Thornburg Throws in Towel

Thornburg Mortgage Inc. said Wednesday that it expects to file for bankruptcy protection, ending a fight for survival that began more than a year ago, when the Santa Fe, N.M., jumbo lender and real estate investment trust was hit with margin calls it could not meet.

Suzanne O'Leary Lopez, a spokeswoman for Thornburg, said its dissolution plan was the result of a single issue: "the inability to support the margin requirements for financing our mortgage securities portfolio, given the continued decline" in the prices of such bonds.

Thornburg said that its five lenders on roughly $4 billion of reverse repurchase agreements agreed not to press for the full amounts owed to them until the end of the month, and that it plans an "orderly sale or liquidation of its remaining assets."

Last month two of the creditors — Citigroup Inc. and UBS AG — took possession of their collateral, leaving Thornburg's debts at $394 million for Citi and $87 million for UBS.

On Wednesday, Thornburg said the other three creditors — Credit Suisse Group, JPMorgan Chase & Co. and Royal Bank of Scotland Group PLC — had indicated they would repossess their collateral.

The five creditors had agreed to limit margin calls last year as a part of a rescue deal in which a group led by MatlinPatterson Global Advisors LLC invested about $1.2 billion in Thornburg.
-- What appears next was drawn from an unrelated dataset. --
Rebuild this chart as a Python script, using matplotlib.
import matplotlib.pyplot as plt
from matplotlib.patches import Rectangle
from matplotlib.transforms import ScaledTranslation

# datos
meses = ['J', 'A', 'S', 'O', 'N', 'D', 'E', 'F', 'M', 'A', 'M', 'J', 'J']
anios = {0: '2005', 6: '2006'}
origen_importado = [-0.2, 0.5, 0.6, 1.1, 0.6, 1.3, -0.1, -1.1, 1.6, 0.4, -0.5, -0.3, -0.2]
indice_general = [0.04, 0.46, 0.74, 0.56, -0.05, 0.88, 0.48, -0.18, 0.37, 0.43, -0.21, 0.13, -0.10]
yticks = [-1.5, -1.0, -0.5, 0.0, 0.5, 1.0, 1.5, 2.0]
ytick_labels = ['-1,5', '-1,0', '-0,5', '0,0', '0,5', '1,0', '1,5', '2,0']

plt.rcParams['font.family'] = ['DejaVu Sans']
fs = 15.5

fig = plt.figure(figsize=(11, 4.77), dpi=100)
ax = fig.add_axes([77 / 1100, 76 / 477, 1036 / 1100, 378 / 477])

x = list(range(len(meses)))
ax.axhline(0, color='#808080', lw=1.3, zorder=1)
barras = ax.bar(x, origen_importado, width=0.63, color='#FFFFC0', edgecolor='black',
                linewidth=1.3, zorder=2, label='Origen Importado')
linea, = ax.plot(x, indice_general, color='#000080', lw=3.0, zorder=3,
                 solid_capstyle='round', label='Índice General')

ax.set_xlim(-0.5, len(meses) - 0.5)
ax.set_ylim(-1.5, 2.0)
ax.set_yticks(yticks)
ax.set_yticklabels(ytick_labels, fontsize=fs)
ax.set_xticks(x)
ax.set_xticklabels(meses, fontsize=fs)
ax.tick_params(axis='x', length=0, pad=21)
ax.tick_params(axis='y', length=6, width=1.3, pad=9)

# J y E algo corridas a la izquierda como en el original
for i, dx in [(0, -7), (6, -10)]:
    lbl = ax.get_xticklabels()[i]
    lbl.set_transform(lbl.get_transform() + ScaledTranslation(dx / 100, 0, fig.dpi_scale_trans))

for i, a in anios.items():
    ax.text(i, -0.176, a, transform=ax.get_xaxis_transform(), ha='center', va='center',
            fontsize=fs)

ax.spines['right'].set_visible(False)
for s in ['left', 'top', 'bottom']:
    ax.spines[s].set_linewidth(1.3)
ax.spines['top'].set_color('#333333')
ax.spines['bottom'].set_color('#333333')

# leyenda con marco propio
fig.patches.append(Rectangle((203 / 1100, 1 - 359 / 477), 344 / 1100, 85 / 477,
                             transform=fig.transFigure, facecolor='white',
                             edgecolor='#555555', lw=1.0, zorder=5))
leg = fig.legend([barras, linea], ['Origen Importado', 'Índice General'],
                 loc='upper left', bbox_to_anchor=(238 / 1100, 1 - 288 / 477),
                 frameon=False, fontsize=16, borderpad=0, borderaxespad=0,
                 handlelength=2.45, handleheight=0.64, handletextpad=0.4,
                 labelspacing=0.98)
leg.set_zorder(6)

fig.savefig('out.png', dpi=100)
Last month David Matlin and Mark Patterson resigned from Thornburg's board and surrendered their common stock.

Thornburg has said 1.58% of the loans in a $21.4 billion portfolio were 60 days or more past due at Sept. 30, the date of its last financial report. It contrasted that rate with the industrywide conventional prime adjustable-rate delinquency ratio of 8.25% at June 30 reported by the Mortgage Bankers Association.

Whether market prices reflect the cash flows that mortgage bonds will generate to maturity is, of course, a subject of heated controversy.
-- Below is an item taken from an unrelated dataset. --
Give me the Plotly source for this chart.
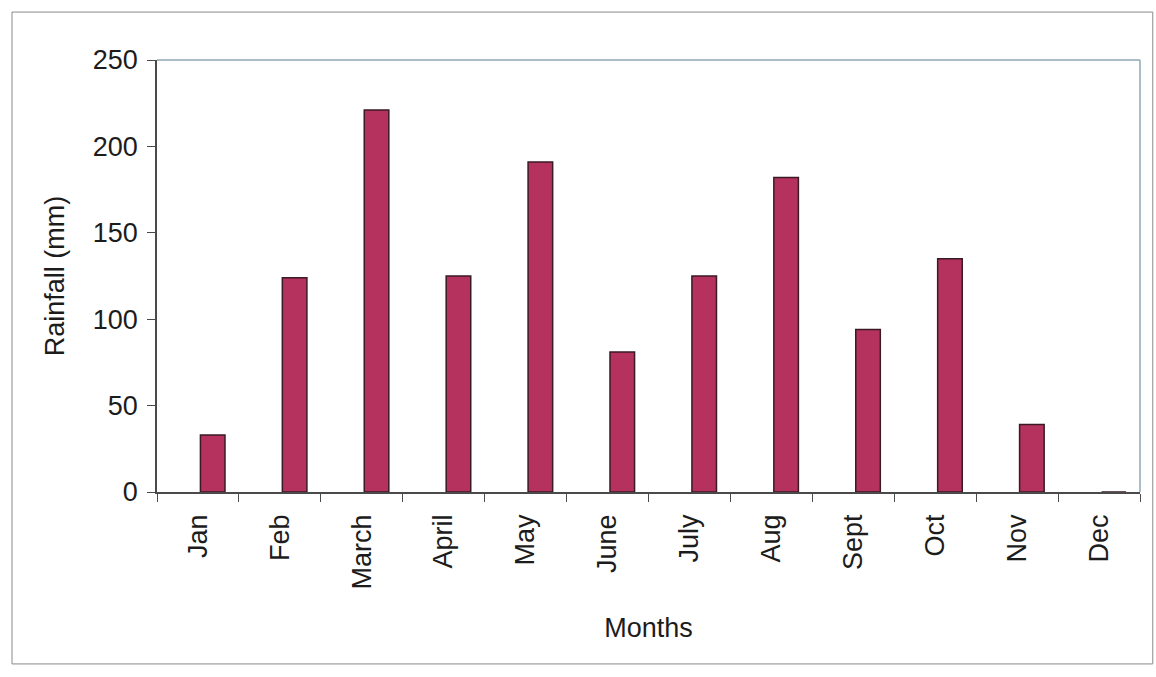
import plotly.graph_objects as go

months = ["Jan", "Feb", "March", "April", "May", "June", "July", "Aug", "Sept", "Oct", "Nov", "Dec"]
rainfall_mm = [33, 124, 221, 125, 191, 81, 125, 182, 94, 135, 39, 0]
y_ticks = [0, 50, 100, 150, 200, 250]

FONT = "Liberation Sans, Arial, sans-serif"
TEXT = "#1c1c1c"
AXIS_DARK = "#4a4a4a"
FRAME = "#8fa9b5"

fig = go.Figure(
    go.Bar(
        x=months,
        y=rainfall_mm,
        width=0.3,
        offset=0.03,  # bars sit just right of each category centre
        marker=dict(color="#b5325f", line=dict(color="#3a1a26", width=1.5)),
    )
)

fig.update_layout(
    width=1156,
    height=677,
    paper_bgcolor="white",
    plot_bgcolor="white",
    showlegend=False,
    margin=dict(l=157, r=16, t=60, b=185),
    font=dict(family=FONT, color=TEXT),
    shapes=[
        # page frame around the whole chart
        dict(type="rect", xref="paper", yref="paper", x0=-0.1475, x1=1.013, y0=-0.398, y1=1.111,
             line=dict(color="#8a8a8a", width=1)),
        # light frame on top and right of the plot area
        dict(type="line", xref="paper", yref="paper", x0=0, x1=1, y0=1, y1=1,
             line=dict(color=FRAME, width=1.5)),
        dict(type="line", xref="paper", yref="paper", x0=1, x1=1, y0=0, y1=1,
             line=dict(color=FRAME, width=1.5)),
    ],
)

fig.update_xaxes(
    title=dict(text="Months", font=dict(size=27, family=FONT, color=TEXT), standoff=30),
    tickangle=-90,
    tickfont=dict(size=27, family=FONT, color=TEXT),
    ticklabelstandoff=10,
    ticks="outside",
    tickson="boundaries",
    ticklen=8,
    tickcolor=AXIS_DARK,
    showline=True,
    linecolor=AXIS_DARK,
    linewidth=1.5,
    showgrid=False,
)

fig.update_yaxes(
    title=dict(text="Rainfall (mm)", font=dict(size=27, family=FONT, color=TEXT), standoff=20),
    range=[0, 250],
    tickvals=y_ticks,
    tickfont=dict(size=27, family=FONT, color=TEXT),
    ticklabelstandoff=4,
    ticks="outside",
    ticklen=8,
    tickcolor=AXIS_DARK,
    showline=True,
    linecolor=AXIS_DARK,
    linewidth=1.5,
    showgrid=False,
    zeroline=False,
)

fig.write_html("out.html")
"There's such a disconnect between the current market price of these bonds" and the values many lenders ascribe to them, said Kevin Cavin, a mortgage strategist with First Horizon National Corp.'s FTN Financial Capital Markets. "There are a lot of bonds that are trading extremely cheap and still have a very good credit quality." The market price for "clean 30-year jumbo pass-throughs" is about 70 cents on the dollar.